Adjaye was commissioned to create the installation after being named Designer of the Year by the festival back in September.
The temporary triangular structure was located at the fair’s entrance and comprised a framework of timber blocks slotted together.
The central hollow punctured the pavilion on every side to create oval openings framing views of the surroundings and sky.
A secondary timber framework also slotted inside the structure to form a bench.
Previous pavilions have been completed by designers including Zaha Hadid, Marc Newson, Maarten Baas and Konstantin Grcic, whose network of hammocks you can see in our story from last year's festival.
Photography is by Alexander Tamargo.
Here's some more text from Adjaye Associates:
Design Miami/ Commission, 2011
Designed to provide visitors with an immersive experience, Genesis is a complete environment, which integrates enclosure, aperture, views, respite, meditation and community.
Like a giant piece of architectural furniture, the Design Miami/commission has enabled Adjaye to combine structure, seating, window and doors into a single gesture for the first time.
The pavilion is a triangular prism measuring 10m x 10m x 10m x 3.6m, located at the entrance to the fair.

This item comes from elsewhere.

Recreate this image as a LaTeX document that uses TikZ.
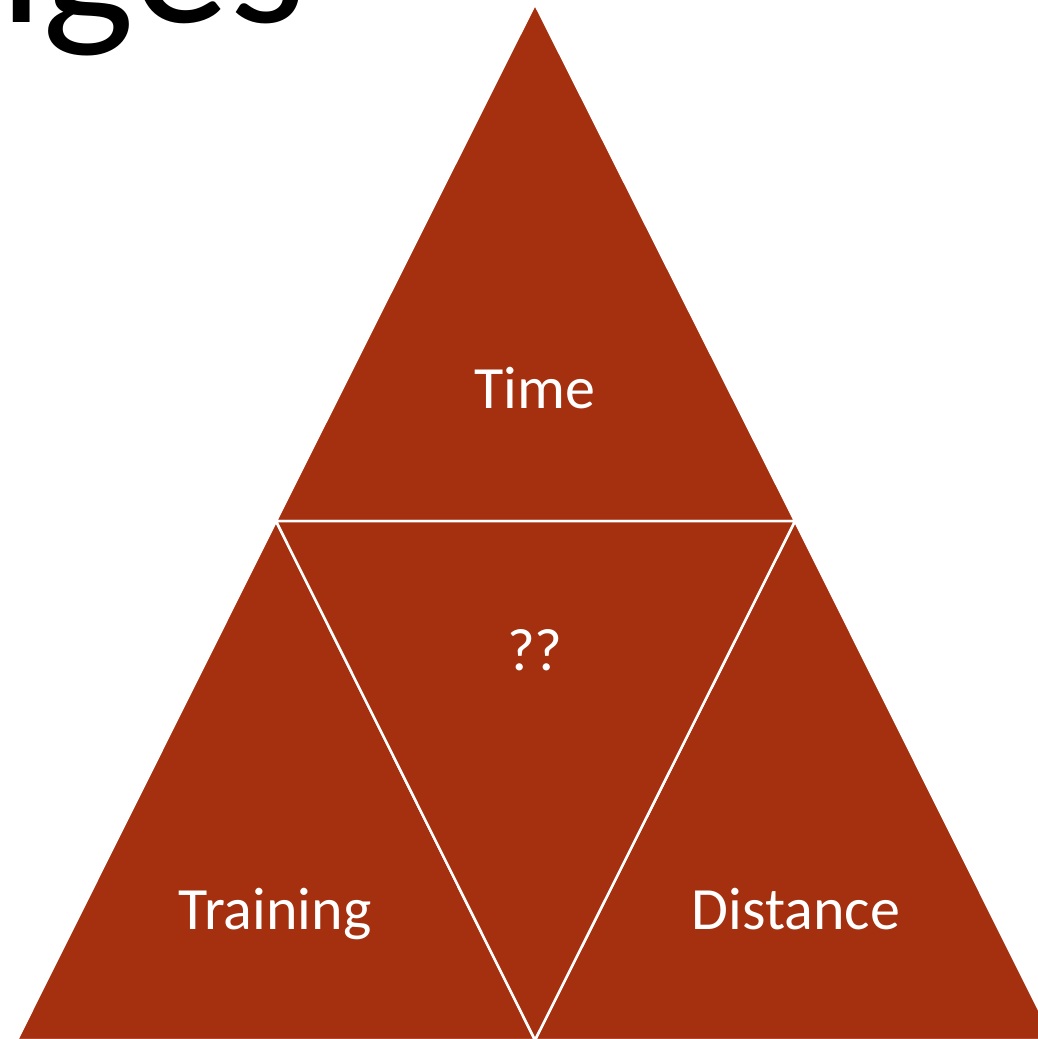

It leads visitors to the courtyard space upon arrival, ushering people inside.
It is also the point of departure, and is a final gathering space as visitors leave the fair, with its curved window offering strategic views of the galleries.

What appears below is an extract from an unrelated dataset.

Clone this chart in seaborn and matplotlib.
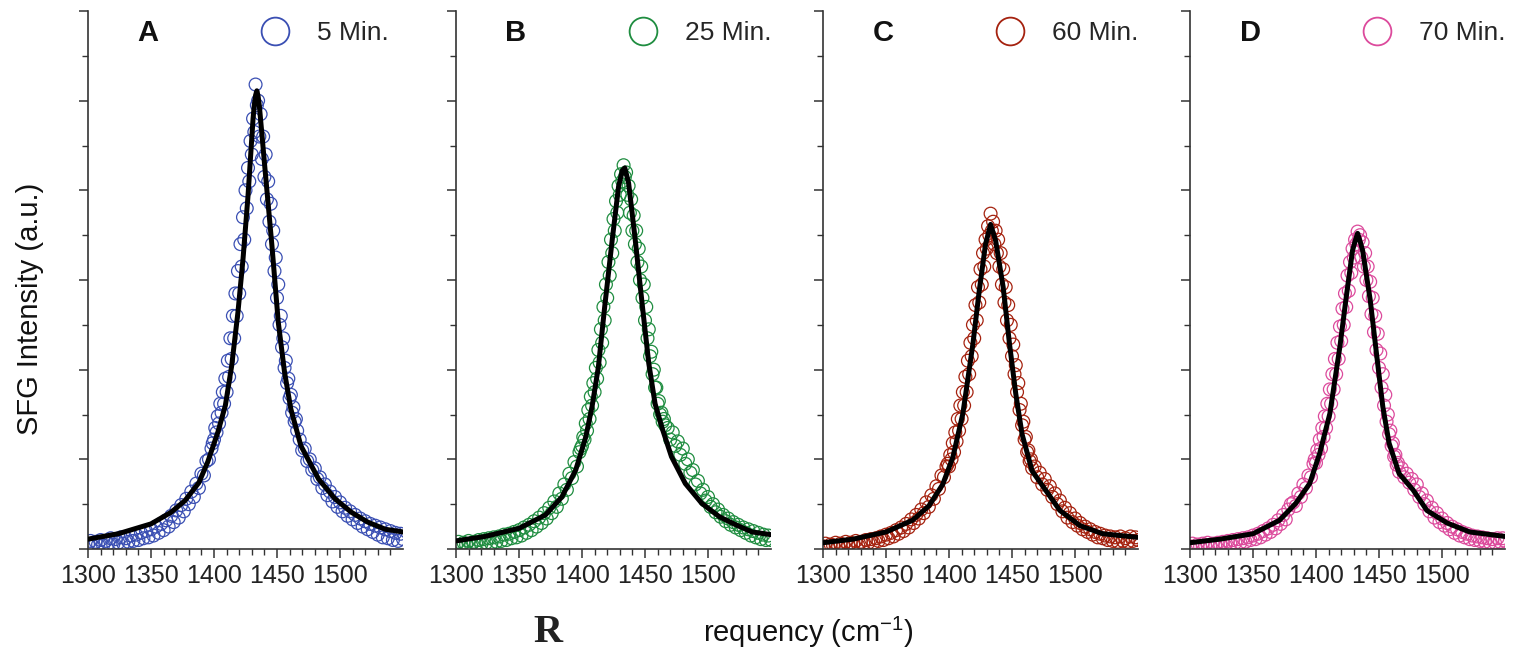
import matplotlib.pyplot as plt
from matplotlib.lines import Line2D
from matplotlib.ticker import FixedLocator, MultipleLocator
import seaborn as sns

# measured points: wavenumber (cm-1), shared by all four spectra
freq = [1300, 1302, 1304, 1306, 1308, 1310, 1312, 1314, 1316, 1318,
        1320, 1322, 1324, 1326, 1328, 1330, 1332, 1334, 1336, 1338,
        1340, 1342, 1344, 1346, 1348, 1350, 1352, 1354, 1356, 1358,
        1360, 1362, 1364, 1366, 1368, 1370, 1372, 1374, 1376, 1378,
        1380, 1382, 1384, 1386, 1388, 1390, 1392, 1394, 1396, 1398,
        1399, 1400, 1401, 1402, 1403, 1404, 1405, 1406, 1407, 1408,
        1409, 1410, 1411, 1412, 1413, 1414, 1415, 1416, 1417, 1418,
        1419, 1420, 1421, 1422, 1423, 1424, 1425, 1426, 1427, 1428,
        1429, 1430, 1431, 1432, 1433, 1434, 1435, 1436, 1437, 1438,
        1439, 1440, 1441, 1442, 1443, 1444, 1445, 1446, 1447, 1448,
        1449, 1450, 1451, 1452, 1453, 1454, 1455, 1456, 1457, 1458,
        1459, 1460, 1461, 1462, 1463, 1464, 1465, 1466,
        1468, 1470, 1472, 1474, 1476, 1478, 1480, 1482, 1484, 1486,
        1488, 1490, 1492, 1494, 1496, 1498, 1500, 1502, 1504, 1506,
        1508, 1510, 1512, 1514, 1516, 1518, 1520, 1522, 1524, 1526,
        1528, 1530, 1532, 1534, 1536, 1538, 1540, 1542, 1544, 1546,
        1548, 1550]

sfg_5 = [.05, .09, .03, .08, .05, .10, .04, .09, .06, .12,
         .05, .11, .07, .13, .06, .12, .08, .15, .09, .16,
         .10, .18, .12, .20, .13, .22, .15, .25, .18, .28,
         .21, .32, .25, .37, .30, .43, .35, .49, .42, .56,
         .50, .64, .58, .73, .68, .84, .82, .98, 1.00, 1.12,
         1.18, 1.22, 1.35, 1.30, 1.48, 1.40, 1.62, 1.52, 1.75, 1.62,
         1.90, 1.75, 2.10, 1.92, 2.35, 2.12, 2.60, 2.35, 2.85, 2.60,
         3.10, 2.85, 3.40, 3.15, 3.70, 3.45, 4.00, 3.80, 4.25, 4.10,
         4.55, 4.40, 4.80, 4.65, 5.18, 4.95, 5.00, 4.60, 4.85, 4.35,
         4.60, 4.15, 4.40, 3.90, 4.10, 3.65, 3.85, 3.40, 3.55, 3.10,
         3.25, 2.80, 2.95, 2.50, 2.60, 2.25, 2.35, 2.02, 2.10, 1.85,
         1.90, 1.68, 1.72, 1.52, 1.58, 1.42, 1.45, 1.32,
         1.22, 1.10, 1.12, .98, 1.00, .88, .90, .78, .80, .68,
         .72, .60, .64, .53, .58, .47, .52, .42, .46, .37,
         .42, .33, .38, .29, .34, .25, .31, .22, .28, .19,
         .26, .16, .24, .13, .22, .12, .20, .10, .18, .09,
         .17, .11]

sfg_25 = [.04, .08, .03, .07, .05, .09, .04, .08, .06, .10,
          .05, .11, .07, .12, .06, .13, .08, .14, .09, .16,
          .10, .17, .12, .19, .13, .21, .15, .24, .18, .27,
          .21, .31, .25, .35, .29, .40, .34, .46, .40, .53,
          .47, .62, .56, .72, .66, .84, .79, .97, .92, 1.08,
          1.12, 1.15, 1.25, 1.22, 1.40, 1.32, 1.55, 1.45, 1.70, 1.60,
          1.85, 1.75, 2.02, 1.90, 2.22, 2.08, 2.45, 2.30, 2.70, 2.55,
          2.95, 2.80, 3.20, 3.05, 3.45, 3.30, 3.68, 3.55, 3.88, 3.75,
          4.05, 3.95, 4.18, 4.10, 4.28, 4.15, 4.20, 3.95, 4.05, 3.75,
          3.90, 3.55, 3.72, 3.40, 3.55, 3.20, 3.35, 3.00, 3.15, 2.80,
          2.95, 2.55, 2.70, 2.35, 2.45, 2.15, 2.20, 1.95, 2.00, 1.80,
          1.80, 1.62, 1.65, 1.50, 1.52, 1.42, 1.45, 1.38,
          1.35, 1.22, 1.30, 1.15, 1.20, 1.05, 1.12, .95, 1.00, .85,
          .88, .72, .76, .62, .66, .54, .58, .47, .50, .41,
          .44, .36, .38, .31, .34, .27, .30, .24, .27, .21,
          .24, .18, .22, .15, .20, .13, .18, .11, .16, .10,
          .15, .10]

sfg_60 = [.03, .06, .02, .05, .04, .07, .03, .06, .04, .08,
          .04, .07, .05, .09, .04, .08, .06, .10, .07, .11,
          .07, .12, .09, .14, .10, .16, .12, .18, .14, .21,
          .17, .24, .20, .28, .24, .33, .29, .38, .34, .44,
          .40, .52, .47, .60, .56, .70, .67, .82, .80, .92,
          .95, .92, 1.05, 1.00, 1.18, 1.08, 1.30, 1.20, 1.45, 1.32,
          1.60, 1.45, 1.75, 1.60, 1.92, 1.75, 2.10, 1.95, 2.30, 2.15,
          2.50, 2.35, 2.72, 2.55, 2.92, 2.75, 3.12, 2.95, 3.30, 3.15,
          3.45, 3.35, 3.60, 3.50, 3.74, 3.55, 3.65, 3.40, 3.55, 3.30,
          3.45, 3.15, 3.30, 2.95, 3.12, 2.75, 2.92, 2.55, 2.72, 2.35,
          2.50, 2.15, 2.28, 1.95, 2.05, 1.75, 1.85, 1.55, 1.62, 1.38,
          1.42, 1.22, 1.25, 1.08, 1.10, .98, 1.00, .90,
          .92, .80, .85, .72, .78, .66, .70, .58, .62, .50,
          .54, .42, .46, .35, .40, .30, .34, .26, .29, .22,
          .25, .19, .22, .16, .19, .13, .17, .12, .15, .10,
          .14, .09, .13, .08, .14, .09, .12, .08, .14, .09,
          .13, .10]

sfg_70 = [.03, .06, .02, .05, .03, .06, .04, .07, .03, .06,
          .04, .07, .05, .08, .04, .09, .06, .10, .07, .11,
          .07, .12, .08, .13, .10, .15, .11, .17, .13, .20,
          .16, .23, .19, .27, .23, .32, .28, .38, .33, .44,
          .50, .52, .48, .62, .58, .72, .68, .82, .80, .95,
          1.00, .96, 1.10, 1.05, 1.22, 1.12, 1.35, 1.25, 1.48, 1.35,
          1.62, 1.48, 1.78, 1.62, 1.95, 1.78, 2.12, 1.95, 2.30, 2.12,
          2.48, 2.32, 2.68, 2.50, 2.85, 2.70, 3.05, 2.88, 3.20, 3.08,
          3.35, 3.25, 3.45, 3.40, 3.54, 3.45, 3.50, 3.25, 3.42, 3.15,
          3.30, 3.00, 3.15, 2.82, 2.98, 2.62, 2.80, 2.42, 2.60, 2.22,
          2.40, 2.02, 2.18, 1.80, 1.95, 1.60, 1.72, 1.42, 1.50, 1.28,
          1.32, 1.15, 1.18, 1.03, 1.05, .94, .96, .86,
          .90, .80, .84, .74, .78, .66, .72, .58, .62, .50,
          .54, .42, .46, .35, .40, .30, .34, .26, .29, .22,
          .25, .18, .22, .15, .19, .13, .17, .11, .15, .10,
          .14, .09, .13, .08, .12, .07, .11, .07, .12, .08,
          .12, .09]

# fitted curves (black lines)
fit_5_x = [1300, 1324, 1350, 1366, 1377, 1388, 1395, 1403, 1409, 1414, 1419, 1423, 1427,
           1429, 1431, 1432, 1433, 1434, 1435, 1436, 1438, 1440, 1446, 1451, 1456, 1461,
           1469, 1483, 1496, 1509, 1522, 1536, 1550]
fit_5_y = [.11, .17, .28, .41, .54, .74, .97, 1.30, 1.60, 2.04, 2.64, 3.23, 3.94,
           4.37, 4.80, 4.95, 5.06, 5.11, 5.05, 4.94, 4.63, 4.31, 3.38, 2.53, 1.97, 1.56,
           1.15, .78, .56, .41, .30, .22, .19]

fit_25_x = [1300, 1323, 1350, 1371, 1384, 1395, 1403, 1408, 1413, 1418, 1424, 1429, 1432,
            1434, 1437, 1442, 1448, 1453, 1458, 1464, 1471, 1482, 1495, 1509, 1522, 1535, 1550]
fit_25_y = [.09, .14, .23, .38, .58, .88, 1.25, 1.59, 2.03, 2.70, 3.45, 4.04, 4.22,
            4.25, 4.08, 3.48, 2.70, 2.07, 1.62, 1.33, 1.03, .73, .51, .36, .27, .19, .16]

fit_60_x = [1300, 1324, 1350, 1371, 1384, 1395, 1403, 1411, 1419, 1424, 1429, 1431, 1433,
            1435, 1437, 1443, 1448, 1453, 1458, 1466, 1477, 1488, 1504, 1522, 1550]
fit_60_y = [.07, .11, .19, .32, .48, .72, 1.02, 1.51, 2.29, 2.88, 3.40, 3.51, 3.62,
            3.53, 3.44, 2.92, 2.29, 1.73, 1.28, .87, .65, .43, .26, .17, .13]

fit_70_x = [1300, 1324, 1350, 1371, 1384, 1395, 1403, 1411, 1419, 1424, 1429, 1431, 1433,
            1435, 1437, 1443, 1448, 1453, 1458, 1466, 1477, 1488, 1504, 1522, 1550]
fit_70_y = [.07, .11, .17, .32, .51, .73, 1.07, 1.51, 2.26, 2.81, 3.33, 3.43, 3.52,
            3.43, 3.33, 2.78, 2.18, 1.59, 1.18, .84, .66, .43, .29, .19, .14]

letters = ["A", "B", "C", "D"]
times = ["5 Min.", "25 Min.", "60 Min.", "70 Min."]
colors = ["#3a4fb3", "#1f8d40", "#a5220f", "#dc4a9c"]
data = [sfg_5, sfg_25, sfg_60, sfg_70]
fits = [(fit_5_x, fit_5_y), (fit_25_x, fit_25_y), (fit_60_x, fit_60_y), (fit_70_x, fit_70_y)]

sns.set_style("ticks")
plt.rcParams['font.family'] = ['Liberation Sans', 'DejaVu Sans']
plt.rcParams['mathtext.fontset'] = 'custom'
plt.rcParams['mathtext.rm'] = 'Liberation Sans'
plt.rcParams['mathtext.it'] = 'Liberation Sans:italic'

W, H = 1527, 651
fig = plt.figure(figsize=(W / 100, H / 100), dpi=100)

lefts = [88, 456, 823, 1190]
minor_x = [v for v in range(1310, 1550, 10) if v % 50 != 0 or v > 1500]

for left, letter, t, c, vals, (fx, fy) in zip(lefts, letters, times, colors, data, fits):
    ax = fig.add_axes([left / W, 102 / H, 315 / W, 538 / H])
    sns.scatterplot(x=freq, y=vals, ax=ax, s=85, marker='o', facecolor='none',
                    edgecolor=c, linewidth=0.9, legend=False, zorder=2)
    sns.lineplot(x=fx, y=fy, ax=ax, color='black', linewidth=3.6, zorder=3)

    ax.set_xlim(1300, 1550)
    ax.set_ylim(0, 6)
    ax.xaxis.set_major_locator(FixedLocator([1300, 1350, 1400, 1450, 1500]))
    ax.xaxis.set_minor_locator(FixedLocator(minor_x))
    ax.yaxis.set_major_locator(MultipleLocator(1))
    ax.yaxis.set_minor_locator(MultipleLocator(0.5))
    ax.tick_params(labelleft=False)
    ax.tick_params(axis='x', labelsize=18, pad=4.5, colors='#222222')
    ax.tick_params(which='major', length=6.5, width=1.1, direction='out', color='#333333')
    ax.tick_params(which='minor', length=4.5, width=1.0, direction='out', color='#333333')
    ax.set_xlabel('')
    ax.set_ylabel('')
    for side in ['top', 'right']:
        ax.spines[side].set_visible(False)
    for side in ['left', 'bottom']:
        ax.spines[side].set_color('#333333')
        ax.spines[side].set_linewidth(1.2)

    ax.text(60 / 315, 0.959, letter, transform=ax.transAxes, fontsize=21,
            fontweight='bold', ha='center', va='center', color='#111111')
    handle = Line2D([], [], marker='o', ls='', mfc='none', mec=c, ms=20, mew=1.3)
    ax.legend([handle], [t], loc='center left', bbox_to_anchor=(174 / 315, 0.959),
              frameon=False, fontsize=19, handlelength=1.0, handletextpad=1.1,
              borderpad=0, borderaxespad=0)

fig.text(30 / W, 1 - 309 / H, 'SFG Intensity (a.u.)', rotation=90, fontsize=21,
         ha='center', va='center', color='#111111')
fig.text(548 / W, 1 - 632 / H, 'R', family='Liberation Serif', fontweight='bold',
         fontsize=29, color='#222222', ha='center', va='center')
fig.text(808 / W, 1 - 632 / H, r'requency (cm$^{-1}$)', fontsize=21,
         ha='center', va='center', color='#111111')

fig.savefig('out.png', dpi=100)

Comprising a series of timber frames that form the roof, flooring and walls, these elements work together and through compression, provide the overall structure.

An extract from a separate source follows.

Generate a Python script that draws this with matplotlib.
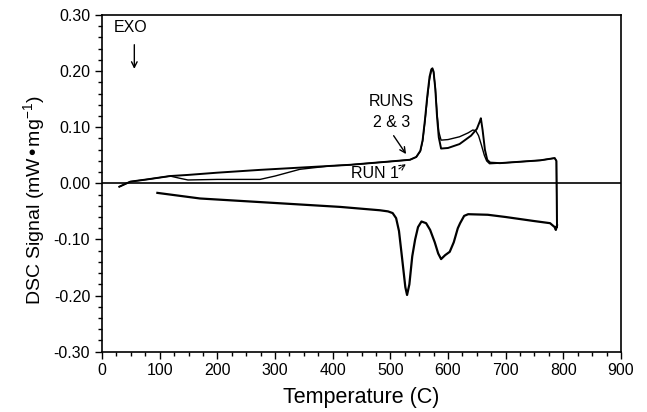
import numpy as np
import matplotlib.pyplot as plt
from matplotlib.ticker import MultipleLocator

plt.rcParams['font.family'] = ['Liberation Sans', 'DejaVu Sans']

# heating, run 1
run1_t = [30, 49, 78, 118, 135, 149, 200, 274, 300, 343, 395, 430, 500, 534, 545, 552, 556, 560, 564, 568, 571, 573,
          575, 578, 581, 584, 588, 600, 620, 635, 643, 648, 653, 658, 663, 667, 672, 690, 760, 785, 788, 789]
run1_v = [-0.006, 0.003, 0.007, 0.013, 0.009, 0.006, 0.007, 0.007, 0.013, 0.025, 0.031, 0.033, 0.039, 0.042, 0.047, 0.057, 0.075, 0.11, 0.15, 0.185, 0.200, 0.203,
          0.198, 0.170, 0.125, 0.092, 0.077, 0.078, 0.083, 0.09, 0.095, 0.094, 0.085, 0.068, 0.050, 0.040, 0.035, 0.036, 0.041, 0.045, 0.04, -0.078]

# heating, runs 2 & 3
run23_t = [30, 49, 78, 118, 149, 200, 274, 343, 395, 430, 500, 534, 545, 552, 556, 560, 564, 568, 571, 573,
           575, 578, 581, 584, 588, 600, 620, 640, 650, 655, 657, 660, 664, 668, 673, 690, 760, 785, 788, 789]
run23_v = [-0.006, 0.003, 0.007, 0.013, 0.015, 0.019, 0.024, 0.028, 0.031, 0.033, 0.039, 0.042, 0.047, 0.058, 0.077, 0.113, 0.155, 0.19, 0.203, 0.205,
           0.199, 0.168, 0.118, 0.082, 0.062, 0.063, 0.070, 0.085, 0.097, 0.110, 0.116, 0.095, 0.060, 0.042, 0.037, 0.036, 0.041, 0.045, 0.04, -0.078]

# cooling
cool_t = [96, 170, 300, 413, 482, 496, 504, 510, 515, 520, 526, 529, 533, 538, 543, 548, 554, 562, 569, 577, 583,
          588, 595, 603, 610, 617, 621, 628, 635, 669, 700, 748, 777, 785, 787, 789]
cool_v = [-0.017, -0.027, -0.035, -0.042, -0.048, -0.050, -0.053, -0.062, -0.085, -0.13, -0.185, -0.199, -0.18, -0.13, -0.10, -0.078, -0.068, -0.071, -0.083, -0.105, -0.125,
          -0.135, -0.128, -0.122, -0.105, -0.08, -0.071, -0.058, -0.055, -0.056, -0.06, -0.067, -0.071, -0.078, -0.083, -0.075]

fig = plt.figure(figsize=(6.47, 4.12), dpi=100)
ax = fig.add_axes([0.1577, 0.1464, 0.8021, 0.8172])

ax.axhline(0, color='black', lw=1.2, zorder=1)
ax.plot(run1_t, run1_v, color='black', lw=1.0)
ax.plot(run23_t, run23_v, color='black', lw=1.4)
ax.plot(cool_t, cool_v, color='black', lw=1.6)

ax.set_xlim(0, 900)
ax.set_ylim(-0.30, 0.30)
ax.xaxis.set_major_locator(MultipleLocator(100))
ax.xaxis.set_minor_locator(MultipleLocator(25))
ax.yaxis.set_major_locator(MultipleLocator(0.1))
ax.yaxis.set_minor_locator(MultipleLocator(0.02))
ax.yaxis.set_major_formatter(plt.FuncFormatter(lambda v, p: f'{v:.2f}'))
ax.tick_params(which='major', direction='out', length=5, width=1, labelsize=11.5, top=False, right=False)
ax.tick_params(which='minor', direction='out', length=3, width=1, top=False, right=False)
for s in ax.spines.values():
    s.set_linewidth(1.2)

ax.set_xlabel('Temperature (C)', fontsize=15.5, labelpad=6)
ax.set_ylabel('DSC Signal (mW\u2022mg$^{\\mathregular{-1}}$)', fontsize=14, va='center')
ax.yaxis.set_label_coords(-0.129, 0.45)

ax.text(50, 0.277, 'EXO', fontsize=11.5, ha='center', va='center')
ax.annotate('', xy=(56, 0.199), xytext=(56, 0.252),
            arrowprops=dict(arrowstyle='->', color='black', lw=1))
ax.text(502, 0.145, 'RUNS', fontsize=11.5, ha='center', va='center')
ax.text(502, 0.109, '2 & 3', fontsize=11.5, ha='center', va='center')
ax.annotate('', xy=(530, 0.048), xytext=(503, 0.089),
            arrowprops=dict(arrowstyle='->', color='black', lw=1))
ax.text(474, 0.017, 'RUN 1', fontsize=11.5, ha='center', va='center')
ax.annotate('', xy=(531, 0.037), xytext=(511, 0.023),
            arrowprops=dict(arrowstyle='->', color='black', lw=0.8, linestyle=(0, (2, 1))))

fig.savefig('out.png', dpi=100)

The internal space is formed by carving out an oversized ovoid shape from the centre.
This distorted shape is set at an angle and abuts the perimeter to form the exit, entrance and window.
The seating is established by a secondary subtraction from the interior – which repeats the distorted ovoid, creating a platform along the cut-away timber frames.
While compressed and joined together with additional filler pieces, the timber frames are not completely fused.
This allows light to filter inside from the exterior and roof, providing a dynamic filigree of light and shadow.
Light is further brought inside via an opening in the roof, which acts as a dramatic light well.